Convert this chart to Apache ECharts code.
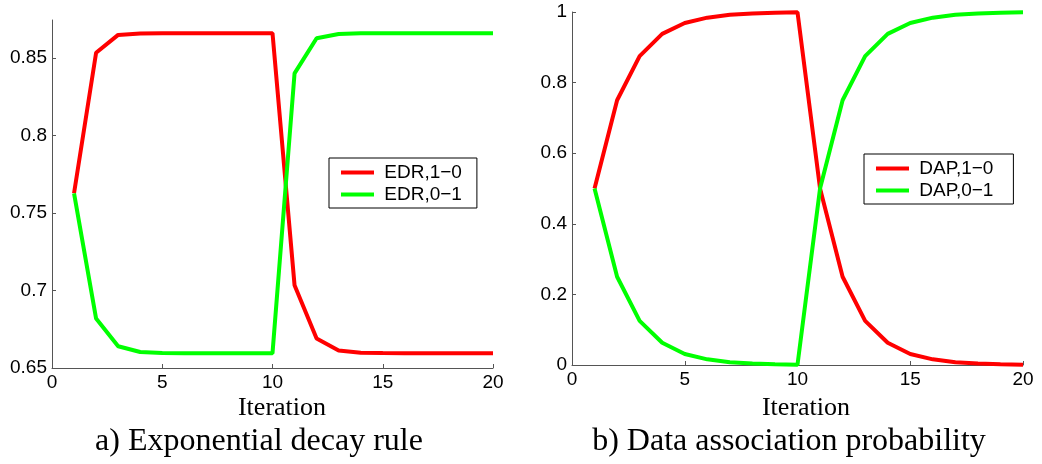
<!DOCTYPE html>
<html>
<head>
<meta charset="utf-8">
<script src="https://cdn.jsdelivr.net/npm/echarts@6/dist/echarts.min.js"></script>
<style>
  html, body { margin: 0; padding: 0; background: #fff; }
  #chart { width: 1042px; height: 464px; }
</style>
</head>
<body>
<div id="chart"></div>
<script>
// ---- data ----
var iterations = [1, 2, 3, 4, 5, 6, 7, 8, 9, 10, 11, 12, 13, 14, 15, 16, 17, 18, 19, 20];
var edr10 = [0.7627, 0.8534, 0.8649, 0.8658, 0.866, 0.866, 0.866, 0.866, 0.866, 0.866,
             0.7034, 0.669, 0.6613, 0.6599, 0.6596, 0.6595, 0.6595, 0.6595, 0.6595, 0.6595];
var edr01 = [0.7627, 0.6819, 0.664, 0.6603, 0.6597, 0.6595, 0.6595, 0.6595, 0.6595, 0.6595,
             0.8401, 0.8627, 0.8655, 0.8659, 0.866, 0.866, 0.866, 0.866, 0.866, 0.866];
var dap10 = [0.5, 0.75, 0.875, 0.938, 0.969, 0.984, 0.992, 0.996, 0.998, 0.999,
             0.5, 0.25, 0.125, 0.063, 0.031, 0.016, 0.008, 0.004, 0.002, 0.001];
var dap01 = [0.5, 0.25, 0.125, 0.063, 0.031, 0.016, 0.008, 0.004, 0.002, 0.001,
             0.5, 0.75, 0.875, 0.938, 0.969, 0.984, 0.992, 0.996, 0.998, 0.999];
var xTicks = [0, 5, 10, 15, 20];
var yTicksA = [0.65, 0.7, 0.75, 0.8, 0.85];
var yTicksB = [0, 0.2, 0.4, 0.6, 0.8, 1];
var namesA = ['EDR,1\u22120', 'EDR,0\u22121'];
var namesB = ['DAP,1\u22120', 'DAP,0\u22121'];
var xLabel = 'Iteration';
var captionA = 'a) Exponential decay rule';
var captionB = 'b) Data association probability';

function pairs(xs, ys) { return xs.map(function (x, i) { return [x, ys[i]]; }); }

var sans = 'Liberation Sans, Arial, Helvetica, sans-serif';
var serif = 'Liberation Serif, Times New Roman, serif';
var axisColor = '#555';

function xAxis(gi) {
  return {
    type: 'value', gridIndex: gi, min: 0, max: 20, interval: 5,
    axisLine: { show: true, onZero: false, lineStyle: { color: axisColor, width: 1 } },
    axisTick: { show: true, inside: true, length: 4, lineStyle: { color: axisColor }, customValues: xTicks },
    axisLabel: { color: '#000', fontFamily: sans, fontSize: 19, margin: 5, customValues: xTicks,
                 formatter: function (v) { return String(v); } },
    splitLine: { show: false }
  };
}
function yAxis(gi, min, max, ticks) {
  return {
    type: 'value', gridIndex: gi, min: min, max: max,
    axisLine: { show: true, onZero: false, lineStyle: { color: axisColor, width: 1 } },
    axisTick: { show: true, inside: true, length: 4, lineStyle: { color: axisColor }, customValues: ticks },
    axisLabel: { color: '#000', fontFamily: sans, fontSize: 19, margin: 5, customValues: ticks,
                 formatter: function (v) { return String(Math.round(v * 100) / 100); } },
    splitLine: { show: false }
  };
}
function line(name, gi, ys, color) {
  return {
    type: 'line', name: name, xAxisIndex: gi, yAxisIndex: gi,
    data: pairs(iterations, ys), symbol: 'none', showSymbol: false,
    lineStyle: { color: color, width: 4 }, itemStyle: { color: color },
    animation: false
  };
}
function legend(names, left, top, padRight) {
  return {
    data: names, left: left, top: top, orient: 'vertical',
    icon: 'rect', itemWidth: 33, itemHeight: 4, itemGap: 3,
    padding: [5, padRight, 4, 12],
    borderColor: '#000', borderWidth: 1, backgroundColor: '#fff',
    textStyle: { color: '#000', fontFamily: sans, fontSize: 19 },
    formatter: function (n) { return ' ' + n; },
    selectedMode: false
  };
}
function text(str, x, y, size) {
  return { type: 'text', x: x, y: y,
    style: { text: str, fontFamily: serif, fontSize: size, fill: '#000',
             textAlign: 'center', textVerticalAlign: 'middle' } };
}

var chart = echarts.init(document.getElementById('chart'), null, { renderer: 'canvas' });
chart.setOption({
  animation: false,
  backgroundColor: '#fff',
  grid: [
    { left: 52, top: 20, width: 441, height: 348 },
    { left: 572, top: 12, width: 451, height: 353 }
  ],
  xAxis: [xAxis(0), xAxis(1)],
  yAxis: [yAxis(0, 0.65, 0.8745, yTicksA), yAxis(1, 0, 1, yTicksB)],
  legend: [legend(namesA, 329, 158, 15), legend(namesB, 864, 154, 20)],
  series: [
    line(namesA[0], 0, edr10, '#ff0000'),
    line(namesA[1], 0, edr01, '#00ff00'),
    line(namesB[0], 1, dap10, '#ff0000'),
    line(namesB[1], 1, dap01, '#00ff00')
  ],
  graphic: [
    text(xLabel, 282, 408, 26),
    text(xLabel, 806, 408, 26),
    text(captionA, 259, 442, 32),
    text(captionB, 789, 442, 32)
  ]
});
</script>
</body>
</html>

• Exercise task: Pictures are excluded; extract exactly the lines from the start of the data through the line that holds "var axisColor = '#555';", both ends included.

• Final result:
Convert this chart to Apache ECharts code.
<!DOCTYPE html>
<html>
<head>
<meta charset="utf-8">
<script src="https://cdn.jsdelivr.net/npm/echarts@6/dist/echarts.min.js"></script>
<style>
  html, body { margin: 0; padding: 0; background: #fff; }
  #chart { width: 1042px; height: 464px; }
</style>
</head>
<body>
<div id="chart"></div>
<script>
// ---- data ----
var iterations = [1, 2, 3, 4, 5, 6, 7, 8, 9, 10, 11, 12, 13, 14, 15, 16, 17, 18, 19, 20];
var edr10 = [0.7627, 0.8534, 0.8649, 0.8658, 0.866, 0.866, 0.866, 0.866, 0.866, 0.866,
             0.7034, 0.669, 0.6613, 0.6599, 0.6596, 0.6595, 0.6595, 0.6595, 0.6595, 0.6595];
var edr01 = [0.7627, 0.6819, 0.664, 0.6603, 0.6597, 0.6595, 0.6595, 0.6595, 0.6595, 0.6595,
             0.8401, 0.8627, 0.8655, 0.8659, 0.866, 0.866, 0.866, 0.866, 0.866, 0.866];
var dap10 = [0.5, 0.75, 0.875, 0.938, 0.969, 0.984, 0.992, 0.996, 0.998, 0.999,
             0.5, 0.25, 0.125, 0.063, 0.031, 0.016, 0.008, 0.004, 0.002, 0.001];
var dap01 = [0.5, 0.25, 0.125, 0.063, 0.031, 0.016, 0.008, 0.004, 0.002, 0.001,
             0.5, 0.75, 0.875, 0.938, 0.969, 0.984, 0.992, 0.996, 0.998, 0.999];
var xTicks = [0, 5, 10, 15, 20];
var yTicksA = [0.65, 0.7, 0.75, 0.8, 0.85];
var yTicksB = [0, 0.2, 0.4, 0.6, 0.8, 1];
var namesA = ['EDR,1\u22120', 'EDR,0\u22121'];
var namesB = ['DAP,1\u22120', 'DAP,0\u22121'];
var xLabel = 'Iteration';
var captionA = 'a) Exponential decay rule';
var captionB = 'b) Data association probability';

function pairs(xs, ys) { return xs.map(function (x, i) { return [x, ys[i]]; }); }

var sans = 'Liberation Sans, Arial, Helvetica, sans-serif';
var serif = 'Liberation Serif, Times New Roman, serif';
var axisColor = '#555';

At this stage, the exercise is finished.